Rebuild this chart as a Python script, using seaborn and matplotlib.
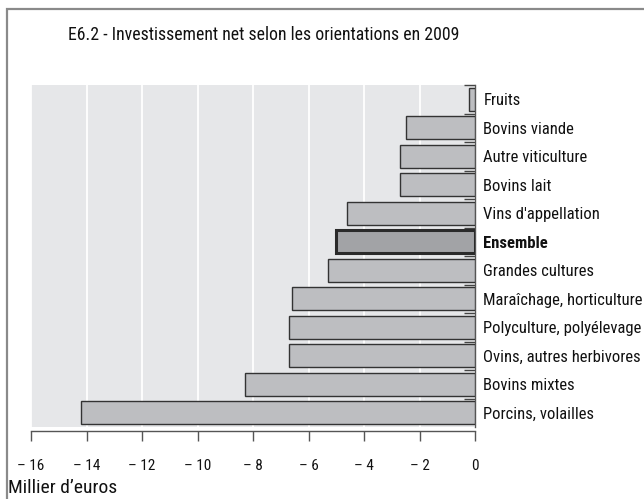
import matplotlib
matplotlib.use("Agg")
import matplotlib.pyplot as plt
import seaborn as sns
import pandas as pd
from matplotlib.patches import Rectangle

categories = ["Fruits", "Bovins viande", "Autre viticulture", "Bovins lait",
              "Vins d'appellation", "Ensemble", "Grandes cultures",
              "Maraîchage, horticulture", "Polyculture, polyélevage",
              "Ovins, autres herbivores", "Bovins mixtes", "Porcins, volailles"]
values = [-0.2, -2.5, -2.7, -2.7, -4.6, -5.0, -5.3, -6.6, -6.7, -6.7, -8.3, -14.2]
xticks = [-16, -14, -12, -10, -8, -6, -4, -2, 0]
xticklabels = ["– 16", "– 14", "– 12", "– 10", "– 8", "– 6", "– 4", "– 2", "0"]
highlight = "Ensemble"

FONT = "Roboto Condensed"

sns.set_theme(style="white")
plt.rcParams["font.family"] = [FONT, "DejaVu Sans"]

df = pd.DataFrame({"cat": categories, "val": values})
palette = {c: ("#a2a3a6" if c == highlight else "#bdbec1") for c in categories}

fig = plt.figure(figsize=(6.44, 4.99), dpi=100)
ax = fig.add_axes([31/644, 1-427/499, (475-31)/644, (427-85)/499])
ax.set_facecolor("#e6e7e9")

sns.barplot(data=df, x="val", y="cat", hue="cat", palette=palette, legend=False,
            orient="h", width=0.8, ax=ax, edgecolor="#333333", linewidth=1.0,
            saturation=1)
for p, c in zip(ax.patches, categories):
    if c == highlight:
        p.set_linewidth(2.2)
        p.set_edgecolor("#2a2a2a")
    p.set_zorder(3)

ax.set_xlim(-16, 0)
ax.set_ylim(11.5, -0.5)
ax.set_xticks(xticks)
ax.set_xticklabels(xticklabels, fontsize=15)
ax.grid(axis="x", color="white", linewidth=1.3, zorder=0)
ax.set_axisbelow(True)

ax.yaxis.tick_right()
ax.set_yticks(range(len(categories)))
ax.set_yticklabels(categories, fontsize=12)
for t in ax.get_yticklabels():
    if t.get_text() == highlight:
        t.set_fontweight("bold")
ax.set_yticks([i - 0.5 for i in range(len(categories))], minor=True)
ax.tick_params(axis="y", which="major", length=0, pad=6, colors="#111111")
ax.tick_params(axis="y", which="minor", length=8, width=1.0, direction="in",
               right=True, left=False, color="#444444")
ax.tick_params(axis="x", which="major", length=7, width=1.0, direction="out",
               bottom=True, color="#555555", labelcolor="#111111", pad=13)
ax.set_xlabel("")
ax.set_ylabel("")

for s in ["top", "left"]:
    ax.spines[s].set_visible(False)
ax.spines["right"].set_color("#555555")
ax.spines["right"].set_linewidth(1.0)
ax.spines["bottom"].set_color("#555555")
ax.spines["bottom"].set_linewidth(1.0)
ax.spines["bottom"].set_position(("outward", 3))

fig.text(264/644, 1-35/499, "E6.2 - Investissement net selon les orientations en 2009",
         ha="center", va="center", fontsize=12.8, color="#111111")
fig.text(8/644, 1-488/499, "Millier d’euros", ha="left", va="center",
         fontsize=14, color="#111111")

fig.patches.append(Rectangle((6.5/644, -0.1), 1.2, 1-8.5/499+0.1,
                             transform=fig.transFigure, fill=False,
                             edgecolor="#8a8a8a", linewidth=1.6))

fig.savefig("out.png", dpi=100)
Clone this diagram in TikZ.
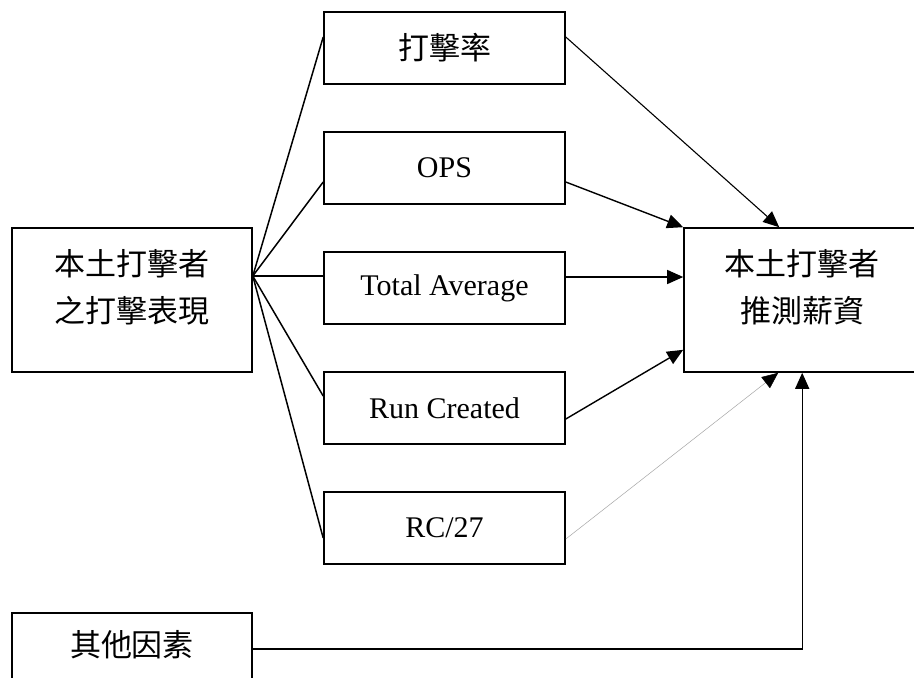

· · · · ·

Problem details =>
Repeat the records above exactly, leaving out any pictures they contain.

Written solution =>
Rebuild this chart as a Python script, using seaborn and matplotlib.
import matplotlib
matplotlib.use("Agg")
import matplotlib.pyplot as plt
import seaborn as sns
import pandas as pd
from matplotlib.patches import Rectangle

categories = ["Fruits", "Bovins viande", "Autre viticulture", "Bovins lait",
              "Vins d'appellation", "Ensemble", "Grandes cultures",
              "Maraîchage, horticulture", "Polyculture, polyélevage",
              "Ovins, autres herbivores", "Bovins mixtes", "Porcins, volailles"]
values = [-0.2, -2.5, -2.7, -2.7, -4.6, -5.0, -5.3, -6.6, -6.7, -6.7, -8.3, -14.2]
xticks = [-16, -14, -12, -10, -8, -6, -4, -2, 0]
xticklabels = ["– 16", "– 14", "– 12", "– 10", "– 8", "– 6", "– 4", "– 2", "0"]
highlight = "Ensemble"

FONT = "Roboto Condensed"

sns.set_theme(style="white")
plt.rcParams["font.family"] = [FONT, "DejaVu Sans"]

df = pd.DataFrame({"cat": categories, "val": values})
palette = {c: ("#a2a3a6" if c == highlight else "#bdbec1") for c in categories}

fig = plt.figure(figsize=(6.44, 4.99), dpi=100)
ax = fig.add_axes([31/644, 1-427/499, (475-31)/644, (427-85)/499])
ax.set_facecolor("#e6e7e9")

sns.barplot(data=df, x="val", y="cat", hue="cat", palette=palette, legend=False,
            orient="h", width=0.8, ax=ax, edgecolor="#333333", linewidth=1.0,
            saturation=1)
for p, c in zip(ax.patches, categories):
    if c == highlight:
        p.set_linewidth(2.2)
        p.set_edgecolor("#2a2a2a")
    p.set_zorder(3)

ax.set_xlim(-16, 0)
ax.set_ylim(11.5, -0.5)
ax.set_xticks(xticks)
ax.set_xticklabels(xticklabels, fontsize=15)
ax.grid(axis="x", color="white", linewidth=1.3, zorder=0)
ax.set_axisbelow(True)

ax.yaxis.tick_right()
ax.set_yticks(range(len(categories)))
ax.set_yticklabels(categories, fontsize=12)
for t in ax.get_yticklabels():
    if t.get_text() == highlight:
        t.set_fontweight("bold")
ax.set_yticks([i - 0.5 for i in range(len(categories))], minor=True)
ax.tick_params(axis="y", which="major", length=0, pad=6, colors="#111111")
ax.tick_params(axis="y", which="minor", length=8, width=1.0, direction="in",
               right=True, left=False, color="#444444")
ax.tick_params(axis="x", which="major", length=7, width=1.0, direction="out",
               bottom=True, color="#555555", labelcolor="#111111", pad=13)
ax.set_xlabel("")
ax.set_ylabel("")

for s in ["top", "left"]:
    ax.spines[s].set_visible(False)
ax.spines["right"].set_color("#555555")
ax.spines["right"].set_linewidth(1.0)
ax.spines["bottom"].set_color("#555555")
ax.spines["bottom"].set_linewidth(1.0)
ax.spines["bottom"].set_position(("outward", 3))

fig.text(264/644, 1-35/499, "E6.2 - Investissement net selon les orientations en 2009",
         ha="center", va="center", fontsize=12.8, color="#111111")
fig.text(8/644, 1-488/499, "Millier d’euros", ha="left", va="center",
         fontsize=14, color="#111111")

fig.patches.append(Rectangle((6.5/644, -0.1), 1.2, 1-8.5/499+0.1,
                             transform=fig.transFigure, fill=False,
                             edgecolor="#8a8a8a", linewidth=1.6))

fig.savefig("out.png", dpi=100)
Clone this diagram in TikZ.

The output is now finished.